Ihre Kritik belegen die Experten mit Daten aus einer Stichprobe, die sie in den letzten fünf Januartagen gezogen haben. Im konkreten Fall sollte ein günstiger Stromanbieter für einen Vier-Personen-Haushalt in Berlin gefunden werden. Als jährlicher Verbrauch wurden 3.500 Kilowattstunden angesetzt. Laut Finanztest landete an allen Tagen ein 24-Monats-Tarif von Immergrün auf Platz eins. Hinter dieser Marke steht die 365 AG, ein Energiediscounter mit Sitz in Köln. Besonderheit des Tarifs: ein Neukundenbonus von 284 Euro fürs erste Vertragsjahr. Die Immergrün-Offerte schaffte es aber nur deshalb ganz nach oben, weil Verivox den Preis fürs erste Vertragsjahr – abzüglich Bonus – als entscheidendes Ranking-Kriterium definierte. „Betrachtet man den Gesamtpreis für 24 Monate, findet man auf den Plätzen vier bis zwölf andere Tarife, die billiger sind als der Erstplatzierte“, so Finanztest. Maximal habe der Preisvorteil bei 71 Euro gelegen.

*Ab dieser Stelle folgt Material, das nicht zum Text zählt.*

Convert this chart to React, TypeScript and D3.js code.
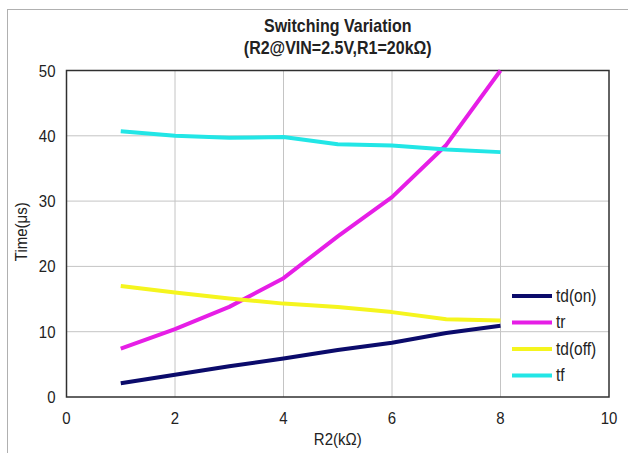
import * as d3 from 'd3'
import React, { useEffect, useRef } from 'react'

const r2 = [1, 2, 3, 4, 5, 6, 7, 8]
const tdOn = [2.1, 3.4, 4.7, 5.9, 7.2, 8.3, 9.8, 10.9]
const tr = [7.4, 10.4, 13.8, 18.2, 24.6, 30.6, 38.6, 50]
const tdOff = [17.0, 16.0, 15.1, 14.3, 13.8, 13.0, 11.9, 11.7]
const tf = [40.7, 40.0, 39.7, 39.8, 38.7, 38.5, 37.9, 37.5]

const seriesNames = ['td(on)', 'tr', 'td(off)', 'tf']
const seriesValues = [tdOn, tr, tdOff, tf]
const seriesColors = ['#0b0b6b', '#e61ee6', '#f5f51e', '#22e6e6']

const xTicks = [0, 2, 4, 6, 8, 10]
const yTicks = [0, 10, 20, 30, 40, 50]

const width = 628
const height = 453
const font = 'Arial, "Liberation Sans", sans-serif'
const stretch = 1.15 // the source picture is a bit taller than wide

const App: React.FC = () => {
  const ref = useRef<SVGSVGElement>(null)

  useEffect(() => {
    const svg = d3.select(ref.current)
    svg.selectAll('*').remove()

    const margin = { top: 70.5, right: 19, bottom: 56, left: 66.5 }
    const x = d3.scaleLinear().domain([0, 10]).range([margin.left, width - margin.right])
    const y = d3.scaleLinear().domain([0, 50]).range([height - margin.bottom, margin.top])

    const label = (
      px: number,
      py: number,
      txt: string,
      size: number,
      anchor = 'middle',
      bold = false,
      rotate = 0
    ) =>
      svg
        .append('text')
        .attr('transform', `translate(${px},${py}) rotate(${rotate}) scale(1,${stretch})`)
        .attr('text-anchor', anchor)
        .attr('font-family', font)
        .attr('font-size', size)
        .attr('font-weight', bold ? 'bold' : 'normal')
        .attr('fill', '#222')
        .text(txt)

    // chart area frame
    svg
      .append('rect')
      .attr('x', 7.5)
      .attr('y', 9.5)
      .attr('width', width + 10)
      .attr('height', height + 10)
      .attr('fill', '#fff')
      .attr('stroke', '#b0b0b0')

    // grid
    const grid = svg.append('g').attr('stroke', '#c4c4c4').attr('stroke-width', 1)
    grid
      .selectAll('.gx')
      .data(xTicks.slice(1, -1))
      .enter()
      .append('line')
      .attr('x1', (d) => x(d))
      .attr('x2', (d) => x(d))
      .attr('y1', y(0))
      .attr('y2', y(50))
    grid
      .selectAll('.gy')
      .data(yTicks.slice(1, -1))
      .enter()
      .append('line')
      .attr('x1', x(0))
      .attr('x2', x(10))
      .attr('y1', (d) => y(d))
      .attr('y2', (d) => y(d))

    // plot border
    svg
      .append('rect')
      .attr('x', x(0))
      .attr('y', y(50))
      .attr('width', x(10) - x(0))
      .attr('height', y(0) - y(50))
      .attr('fill', 'none')
      .attr('stroke', '#303030')
      .attr('stroke-width', 1.5)

    // tick labels
    yTicks.forEach((d) => label(x(0) - 11, y(d) + 6, String(d), 15, 'end'))
    xTicks.forEach((d) => label(x(d), y(0) + 27, String(d), 15))

    // axis titles
    label((x(0) + x(10)) / 2, 445, 'R2(kΩ)', 15)
    label(27, (y(0) + y(50)) / 2 - 2, 'Time(μs)', 15, 'middle', false, -90)

    // title
    label((x(0) + x(10)) / 2, 31.5, 'Switching Variation', 16, 'middle', true)
    label((x(0) + x(10)) / 2, 53.5, '(R2@VIN=2.5V,R1=20kΩ)', 16, 'middle', true)

    // series
    const line = d3
      .line<number>()
      .x((d, i) => x(r2[i]))
      .y((d) => y(d))
    seriesValues.forEach((vals, i) => {
      svg
        .append('path')
        .datum(vals)
        .attr('d', line)
        .attr('fill', 'none')
        .attr('stroke', seriesColors[i])
        .attr('stroke-width', 4)
        .attr('stroke-linejoin', 'round')
    })

    // legend
    seriesNames.forEach((name, i) => {
      const ly = 296 + i * 26.5
      svg
        .append('line')
        .attr('x1', 512)
        .attr('x2', 552)
        .attr('y1', ly)
        .attr('y2', ly)
        .attr('stroke', seriesColors[i])
        .attr('stroke-width', 4)
      label(556, ly + 5.5, name, 15.5, 'start')
    })
  }, [])

  return (
    <div style={{ position: 'absolute', left: 0, top: 0 }}>
      <svg ref={ref} width={width} height={height} style={{ display: 'block' }} />
    </div>
  )
}

export default App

Neue Filterregeln sorgen für Kritik
Mit den neuen Voreinstellungen ist Verivox von der bisherigen Praxis abgerückt, standardmäßig nur Verträge mit zwölfmonatiger Laufzeit zu listen. Das sehen die Finanzexperten kritisch. Vergleichsrechnungen hätten gezeigt, dass sich Verträge mit 24-monatiger Laufzeit in der Regel nicht lohnten. Günstiger sei es, zwei Verträge über je zwölf Monate abzuschließen, um doppelt Boni abzufassen.

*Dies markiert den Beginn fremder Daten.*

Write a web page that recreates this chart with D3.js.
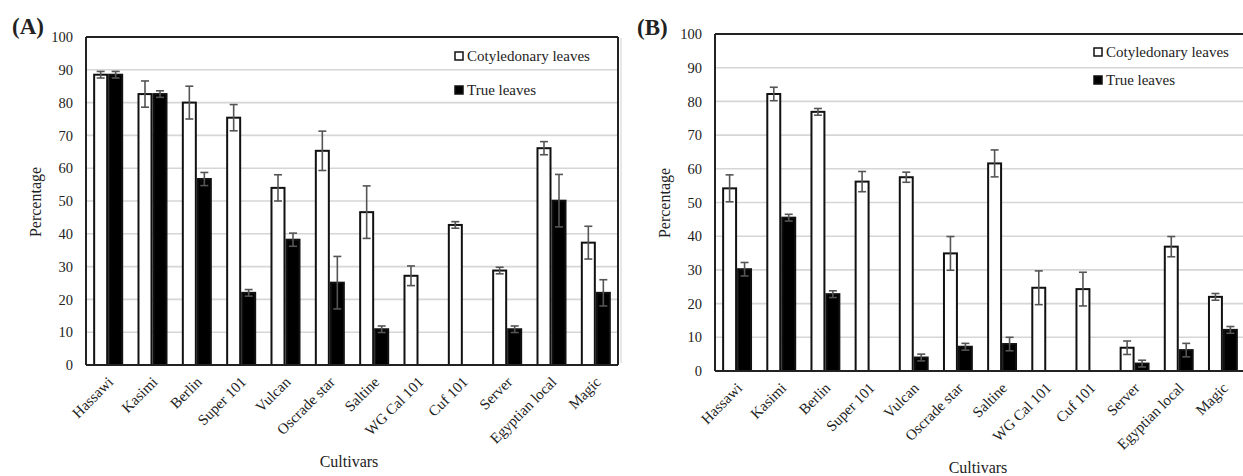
<!DOCTYPE html>
<html>
<head>
<meta charset="utf-8">
<script src="https://cdn.jsdelivr.net/npm/d3@7/dist/d3.min.js"></script>
<style>
  html, body { margin: 0; padding: 0; background: #fff; }
  svg { display: block; }
  text { font-family: "Liberation Serif", "DejaVu Serif", serif; fill: #222; }
</style>
</head>
<body>
<svg id="chart" width="1243" height="476"></svg>
<script>
const categories = ["Hassawi", "Kasimi", "Berlin", "Super 101", "Vulcan", "Oscrade star",
  "Saltine", "WG Cal 101", "Cuf 101", "Server", "Egyptian local", "Magic"];
const seriesNames = ["Cotyledonary leaves", "True leaves"];
const yTicks = [0, 10, 20, 30, 40, 50, 60, 70, 80, 90, 100];

// Panel A
const aCotyledonary = [88.5, 82.6, 80.0, 75.4, 54.0, 65.3, 46.6, 27.2, 42.7, 28.8, 66.1, 37.3];
const aCotyledonaryErr = [1.0, 4.0, 5.0, 4.0, 4.0, 6.0, 8.0, 3.0, 1.0, 1.0, 2.0, 5.0];
const aTrue = [88.5, 82.6, 56.7, 22.0, 38.2, 25.1, 10.9, 0, 0, 10.9, 50.1, 22.0];
const aTrueErr = [1.0, 1.0, 2.0, 1.0, 2.0, 8.0, 1.0, 0, 0, 1.0, 8.0, 4.0];

// Panel B
const bCotyledonary = [54.2, 82.2, 76.9, 56.2, 57.5, 34.9, 61.6, 24.7, 24.3, 6.9, 36.9, 22.0];
const bCotyledonaryErr = [4.0, 2.0, 1.0, 3.0, 1.5, 5.0, 4.0, 5.0, 5.0, 2.0, 3.0, 1.0];
const bTrue = [30.2, 45.5, 22.8, 0, 4.0, 7.2, 8.0, 0, 0, 2.2, 6.2, 12.2];
const bTrueErr = [2.0, 1.0, 1.0, 0, 1.0, 1.0, 2.0, 0, 0, 1.0, 2.0, 1.0];

const svg = d3.select("#chart");

function panel(cfg) {
  const g = svg.append("g");
  const x = d3.scaleBand().domain(categories).range([cfg.left, cfg.right])
    .paddingInner(0.323).paddingOuter(0.1615);
  const x1 = d3.scaleBand().domain(seriesNames).range([0, x.bandwidth()]);
  const y = d3.scaleLinear().domain([0, 100]).range([cfg.bottom, cfg.top]);

  // gridlines
  g.append("g").selectAll("line").data(yTicks.filter(t => t > 0 && t < 100)).join("line")
    .attr("x1", cfg.left).attr("x2", cfg.right)
    .attr("y1", d => y(d)).attr("y2", d => y(d))
    .attr("stroke", "#d6d6d6").attr("stroke-width", 1.6);

  // y axis labels via d3 axis
  const yAxis = d3.axisLeft(y).tickValues(yTicks).tickSize(0).tickPadding(cfg.tickPad);
  const ya = g.append("g").attr("transform", `translate(${cfg.left},0)`).call(yAxis);
  ya.select(".domain").remove();
  ya.selectAll("text").attr("font-family", "Liberation Serif, serif")
    .attr("font-size", 14.5).attr("fill", "#222");

  const rows = categories.map((c, i) => ({
    c,
    vals: [
      { s: seriesNames[0], v: cfg.cot[i], e: cfg.cotErr[i] },
      { s: seriesNames[1], v: cfg.tru[i], e: cfg.truErr[i] }
    ]
  }));

  const grp = g.append("g").selectAll("g").data(rows).join("g")
    .attr("transform", d => `translate(${x(d.c)},0)`);

  grp.selectAll("rect").data(d => d.vals.filter(v => v.v > 0)).join("rect")
    .attr("x", d => x1(d.s) + 1)
    .attr("width", x1.bandwidth() - 2)
    .attr("y", d => y(d.v))
    .attr("height", d => y(0) - y(d.v))
    .attr("fill", d => d.s === seriesNames[0] ? "#fff" : "#000")
    .attr("stroke", "#111").attr("stroke-width", 2);

  // error bars
  const eb = grp.selectAll("g.eb").data(d => d.vals.filter(v => v.e > 0)).join("g").attr("class", "eb");
  const cx = d => x1(d.s) + x1.bandwidth() / 2;
  eb.append("line").attr("x1", cx).attr("x2", cx)
    .attr("y1", d => y(d.v + d.e)).attr("y2", d => y(d.v - d.e))
    .attr("stroke", "#555").attr("stroke-width", 1.6);
  eb.append("line").attr("x1", d => cx(d) - 4).attr("x2", d => cx(d) + 4)
    .attr("y1", d => y(d.v + d.e)).attr("y2", d => y(d.v + d.e))
    .attr("stroke", "#555").attr("stroke-width", 1.6);
  eb.append("line").attr("x1", d => cx(d) - 4).attr("x2", d => cx(d) + 4)
    .attr("y1", d => y(d.v - d.e)).attr("y2", d => y(d.v - d.e))
    .attr("stroke", "#555").attr("stroke-width", 1.6);

  // frame
  const fr = g.append("g").attr("stroke", "#222").attr("stroke-width", 2).attr("fill", "none");
  fr.append("line").attr("x1", cfg.left).attr("x2", cfg.right).attr("y1", y(100)).attr("y2", y(100));
  fr.append("line").attr("x1", cfg.left).attr("x2", cfg.right).attr("y1", y(0)).attr("y2", y(0));
  fr.append("line").attr("x1", cfg.left).attr("x2", cfg.left).attr("y1", y(100)).attr("y2", y(0));
  if (cfg.rightBorder) fr.append("line").attr("x1", cfg.right).attr("x2", cfg.right).attr("y1", y(100)).attr("y2", y(0));

  // x labels
  g.append("g").selectAll("text").data(categories).join("text")
    .attr("transform", d => `translate(${x(d) + x.bandwidth() / 2 + cfg.lblDx},${y(0) + cfg.lblDy}) rotate(-45)`)
    .attr("text-anchor", "end").attr("font-size", 15)
    .text(d => d);

  // axis titles
  g.append("text").attr("x", cfg.xTitleX).attr("y", cfg.xTitleY)
    .attr("text-anchor", "middle").attr("font-size", 16).text("Cultivars");
  g.append("text").attr("transform", `translate(${cfg.yTitleX},${cfg.yTitleY}) rotate(-90)`)
    .attr("text-anchor", "middle").attr("font-size", 16).text("Percentage");

  // panel letter
  g.append("text").attr("x", cfg.letterX).attr("y", cfg.letterY)
    .attr("font-size", 23).attr("font-weight", "bold").attr("fill", "#111").text(cfg.letter);

  // legend
  const lg = g.append("g");
  seriesNames.forEach((s, i) => {
    const ly = cfg.legY + i * cfg.legGap;
    lg.append("rect").attr("x", cfg.legX).attr("y", ly - 8).attr("width", 8).attr("height", 8)
      .attr("fill", i === 0 ? "#fff" : "#000").attr("stroke", "#111").attr("stroke-width", 1.5);
    lg.append("text").attr("x", cfg.legX + 12).attr("y", ly + 1).attr("font-size", 15).text(s);
  });
}

panel({
  left: 86, right: 618, top: 37, bottom: 365, tickPad: 13,
  cot: aCotyledonary, cotErr: aCotyledonaryErr, tru: aTrue, truErr: aTrueErr,
  rightBorder: true, lblDx: 6, lblDy: 18,
  xTitleX: 349, xTitleY: 467, yTitleX: 41, yTitleY: 202,
  letter: "(A)", letterX: 12, letterY: 34,
  legX: 455, legY: 60, legGap: 34
});

// faint frame line on the left of panel B
svg.append("line").attr("x1", 621).attr("x2", 621).attr("y1", 38).attr("y2", 363)
  .attr("stroke", "#d0d0d0").attr("stroke-width", 1);

panel({
  left: 715, right: 1245, top: 34, bottom: 371, tickPad: 13,
  cot: bCotyledonary, cotErr: bCotyledonaryErr, tru: bTrue, truErr: bTrueErr,
  rightBorder: false, lblDx: 6, lblDy: 18,
  xTitleX: 978, xTitleY: 473, yTitleX: 670, yTitleY: 203,
  letter: "(B)", letterX: 637, letterY: 35,
  legX: 1094, legY: 56, legGap: 28
});
</script>
</body>
</html>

Verivox verteidigt die veränderten Filterregeln. Ein Firmensprecher sagt, die alten Standardeinstellungen seien der zunehmend heterogenen Tariflandschaft nicht mehr gerecht geworden. „Als Vergleichsportal stellen wir die gesamte Bandbreite des Marktes dar – dazu gehören auch Verträge mit längerer Laufzeit.“
Portalbetreiber arbeiten intransparent
Fragt sich nur, ob der durchschnittliche Anwender so mündig ist, wie Verivox es behauptet. Verbraucherschützer sehen hier eher Probleme. Viele Anwender seien sich nicht bewusst, dass Portale wie Verivox oder Check24 ihr Geld mit der Vermittlung von Verträgen und Werbung verdienen, sagt Katja Henschler von der Verbraucherzentrale Sachsen. „Deren Auskunft ist also kein per se objektives oder richtiges Ergebnis.“ Hinzu komme, dass die Kriterien, anhand derer die Portalbetreiber ihre Trefferliste erstellen, für Nutzer intransparent seien. Unerlässlich sei es daher, nicht nur mit klug gewählten Voreinstellungen, sondern immer auf mehreren Vergleichsportalen zu suchen, so Henschler. Anschließend sei noch per Onlinerecherche zu prüfen, ob der bevorzugte Anbieter bisher mit unseriösem Geschäftsgebaren aufgefallen sei.
Generell, das zeigt eine im Januar veröffentlichte Verivox-Analyse, sind die Sachsen eher wechselfaul, wenn es um ihren Stromversorger geht. Nimmt man für die Häufigkeit des Anbieterwechsels einen Bundesdurchschnitt von 100 Punkten an, lag dieser Indexwert 2019 in Sachsen bei 83. Nur Bremen liegt mit 63 Punkten noch darunter. Die wechselfreudigsten Kunden sieht Verivox in Rheinland-Pfalz (126) und Niedersachsen (114).
Bequemen Kunden rät die Stiftung Warentest zu Tarifoptimierern. Dienste wie SwitchUp oder Cheapenergy24 übernehmen die regelmäßige Wechselprozedur. Manche Anbieter berechnen für diesen Service eine Gebühr, andere bieten ihn kostenlos an und finanzieren sich über Wechselprovisionen der Stromanbieter.